>> BEGIN MATERIAL TO PROCESS
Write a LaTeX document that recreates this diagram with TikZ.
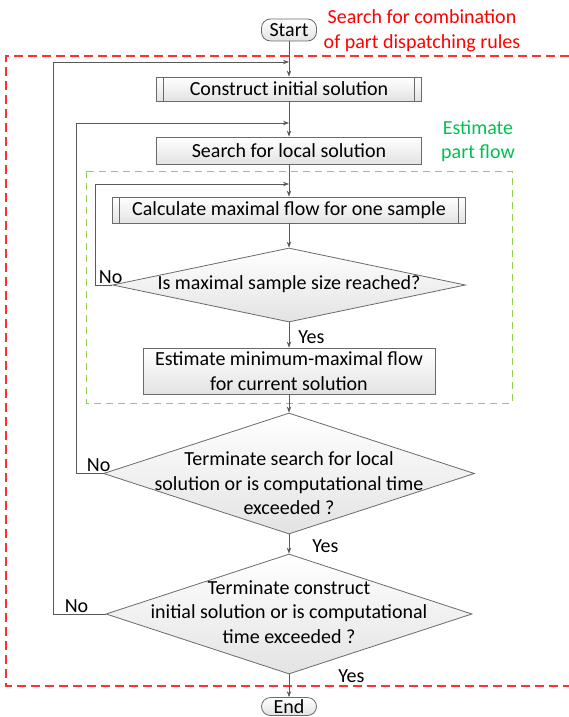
\documentclass[tikz,border=0pt]{standalone}
\usepackage{fontspec}
\setmainfont{Carlito}
\usetikzlibrary{shapes.geometric,arrows.meta,positioning}

\definecolor{linegray}{HTML}{595959}
\definecolor{boxgray}{HTML}{6A6A6A}
\definecolor{redline}{HTML}{FF3030}
\definecolor{greenline}{HTML}{92D050}
\definecolor{greentext}{HTML}{00C050}

% text of a decision, kept out of the size of the diamond
\newcommand{\dtext}[2][0pt]{\raisebox{\dimexpr#1-5pt\relax}[0pt][0pt]{\makebox[0pt]{\begin{tabular}{@{}c@{}}#2\end{tabular}}}}

\begin{document}
\begin{tikzpicture}[x=1pt,y=-1pt,font=\fontsize{20}{24.5}\selectfont,
	fillbox/.style={draw=boxgray,line width=0.8pt,top color=white,bottom color=gray!22,inner sep=0pt},
	box/.style={fillbox,align=center},
	subproc/.style={box,path picture={
		\draw[boxgray,line width=0.8pt] ([xshift=7pt]path picture bounding box.north west) -- ([xshift=7pt]path picture bounding box.south west);
		\draw[boxgray,line width=0.8pt] ([xshift=-7pt]path picture bounding box.north east) -- ([xshift=-7pt]path picture bounding box.south east);}},
	term/.style={box,rounded corners=9pt},
	decision/.style={fillbox,shape=diamond},
	flow/.style={draw=linegray,line width=0.8pt,-{Stealth[length=6pt,width=4.5pt]}},
	lbl/.style={inner sep=1pt}]
	
	\useasboundingbox (0,0) rectangle (569,717);
	
	% dashed frames
	\draw[redline,line width=1.4pt,dash pattern=on 9pt off 5pt] (569,56) -- (6,56) -- (6,686) -- (569,686);
	\draw[greenline,line width=1pt,dash pattern=on 7pt off 5pt] (86,171) rectangle (512,403);
	\node[text=red,align=center] (redlbl) at (422,31) {Search for combination\\of part dispatching rules};
	\node[text=greentext,align=center] (greenlbl) at (478,141) {Estimate\\part flow};
	
	% steps
	\node[term,minimum width=55pt,minimum height=22pt] (start) at (289,30) {Start};
	\node[subproc,minimum width=265pt,minimum height=24pt] (construct) at (289,89) {Construct initial solution};
	\node[box,minimum width=265pt,minimum height=27pt] (search) at (289,150.5) {Search for local solution};
	\node[subproc,minimum width=353pt,minimum height=26pt] (calc) at (289,210) {Calculate maximal flow for one sample};
	\node[decision,minimum width=353pt,minimum height=74pt] (d1) at (289,285) {\dtext{Is maximal sample size reached?}};
	\node[box,minimum width=292pt,minimum height=46pt] (estimate) at (289,371) {Estimate minimum-maximal flow\\for current solution};
	\node[decision,minimum width=371pt,minimum height=121pt] (d2) at (289,473.5) {\dtext[-12pt]{Terminate search for local\\solution or is computational time\\exceeded ?}};
	\node[decision,minimum width=366pt,minimum height=120pt] (d3) at (289,614) {\dtext{Terminate construct\\initial solution or is computational\\time exceeded ?}};
	\node[term,minimum width=55pt,minimum height=18pt] (end) at (289,706.5) {End};
	
	\coordinate (j1) at (289,62);
	\coordinate (j2) at (289,123);
	\coordinate (j3) at (289,184);
	
	% main line
	\draw[flow] (start) -- (construct);
	\draw[flow] (construct) -- (search);
	\draw[flow] (search) -- (calc);
	\draw[flow] (calc) -- (d1);
	\draw[flow] (d1.south) -- node[right=8pt,lbl,pos=0.6] {Yes} (estimate);
	\draw[flow] (estimate) -- (d2.north);
	\draw[flow] (d2.south) -- node[right=22pt,lbl,pos=0.6] {Yes} (d3.north);
	\draw[flow] (d3.south) -- node[right=48pt,lbl,pos=0.08] {Yes} (end);
	
	% loops back
	\draw[flow] (d1.west) -- node[above,lbl,pos=0.09] {No} ++(-16.5,0) |- (j3);
	\draw[flow] (d2.west) -- node[above,lbl,pos=0.17] {No} ++(-26.5,0) |- (j2);
	\draw[flow] (d3.west) -- node[above,lbl,pos=0.56] {No} ++(-52,0) |- (j1);
	
\end{tikzpicture}
\end{document}
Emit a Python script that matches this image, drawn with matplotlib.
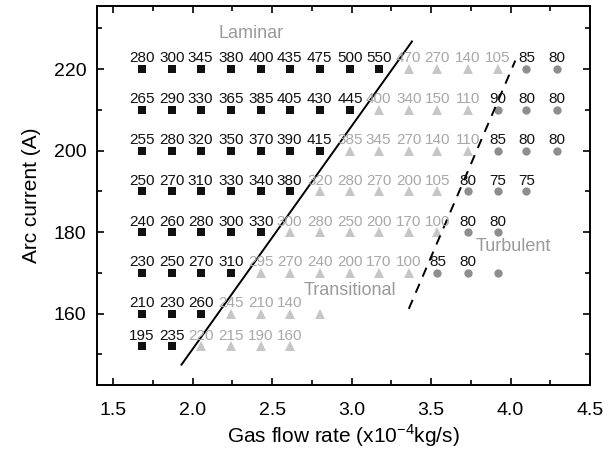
>> END MATERIAL TO PROCESS
WHAT IS NEEDED: From the data above, write out everything exactly except the pictures.

EXERCISE RESULT:
Write a LaTeX document that recreates this diagram with TikZ.
\documentclass[tikz,border=0pt]{standalone}
\usepackage{fontspec}
\setmainfont{Carlito}
\usetikzlibrary{shapes.geometric,arrows.meta,positioning}

\definecolor{linegray}{HTML}{595959}
\definecolor{boxgray}{HTML}{6A6A6A}
\definecolor{redline}{HTML}{FF3030}
\definecolor{greenline}{HTML}{92D050}
\definecolor{greentext}{HTML}{00C050}

% text of a decision, kept out of the size of the diamond
\newcommand{\dtext}[2][0pt]{\raisebox{\dimexpr#1-5pt\relax}[0pt][0pt]{\makebox[0pt]{\begin{tabular}{@{}c@{}}#2\end{tabular}}}}

\begin{document}
\begin{tikzpicture}[x=1pt,y=-1pt,font=\fontsize{20}{24.5}\selectfont,
	fillbox/.style={draw=boxgray,line width=0.8pt,top color=white,bottom color=gray!22,inner sep=0pt},
	box/.style={fillbox,align=center},
	subproc/.style={box,path picture={
		\draw[boxgray,line width=0.8pt] ([xshift=7pt]path picture bounding box.north west) -- ([xshift=7pt]path picture bounding box.south west);
		\draw[boxgray,line width=0.8pt] ([xshift=-7pt]path picture bounding box.north east) -- ([xshift=-7pt]path picture bounding box.south east);}},
	term/.style={box,rounded corners=9pt},
	decision/.style={fillbox,shape=diamond},
	flow/.style={draw=linegray,line width=0.8pt,-{Stealth[length=6pt,width=4.5pt]}},
	lbl/.style={inner sep=1pt}]
	
	\useasboundingbox (0,0) rectangle (569,717);
	
	% dashed frames
	\draw[redline,line width=1.4pt,dash pattern=on 9pt off 5pt] (569,56) -- (6,56) -- (6,686) -- (569,686);
	\draw[greenline,line width=1pt,dash pattern=on 7pt off 5pt] (86,171) rectangle (512,403);
	\node[text=red,align=center] (redlbl) at (422,31) {Search for combination\\of part dispatching rules};
	\node[text=greentext,align=center] (greenlbl) at (478,141) {Estimate\\part flow};
	
	% steps
	\node[term,minimum width=55pt,minimum height=22pt] (start) at (289,30) {Start};
	\node[subproc,minimum width=265pt,minimum height=24pt] (construct) at (289,89) {Construct initial solution};
	\node[box,minimum width=265pt,minimum height=27pt] (search) at (289,150.5) {Search for local solution};
	\node[subproc,minimum width=353pt,minimum height=26pt] (calc) at (289,210) {Calculate maximal flow for one sample};
	\node[decision,minimum width=353pt,minimum height=74pt] (d1) at (289,285) {\dtext{Is maximal sample size reached?}};
	\node[box,minimum width=292pt,minimum height=46pt] (estimate) at (289,371) {Estimate minimum-maximal flow\\for current solution};
	\node[decision,minimum width=371pt,minimum height=121pt] (d2) at (289,473.5) {\dtext[-12pt]{Terminate search for local\\solution or is computational time\\exceeded ?}};
	\node[decision,minimum width=366pt,minimum height=120pt] (d3) at (289,614) {\dtext{Terminate construct\\initial solution or is computational\\time exceeded ?}};
	\node[term,minimum width=55pt,minimum height=18pt] (end) at (289,706.5) {End};
	
	\coordinate (j1) at (289,62);
	\coordinate (j2) at (289,123);
	\coordinate (j3) at (289,184);
	
	% main line
	\draw[flow] (start) -- (construct);
	\draw[flow] (construct) -- (search);
	\draw[flow] (search) -- (calc);
	\draw[flow] (calc) -- (d1);
	\draw[flow] (d1.south) -- node[right=8pt,lbl,pos=0.6] {Yes} (estimate);
	\draw[flow] (estimate) -- (d2.north);
	\draw[flow] (d2.south) -- node[right=22pt,lbl,pos=0.6] {Yes} (d3.north);
	\draw[flow] (d3.south) -- node[right=48pt,lbl,pos=0.08] {Yes} (end);
	
	% loops back
	\draw[flow] (d1.west) -- node[above,lbl,pos=0.09] {No} ++(-16.5,0) |- (j3);
	\draw[flow] (d2.west) -- node[above,lbl,pos=0.17] {No} ++(-26.5,0) |- (j2);
	\draw[flow] (d3.west) -- node[above,lbl,pos=0.56] {No} ++(-52,0) |- (j1);
	
\end{tikzpicture}
\end{document}
Emit a Python script that matches this image, drawn with matplotlib.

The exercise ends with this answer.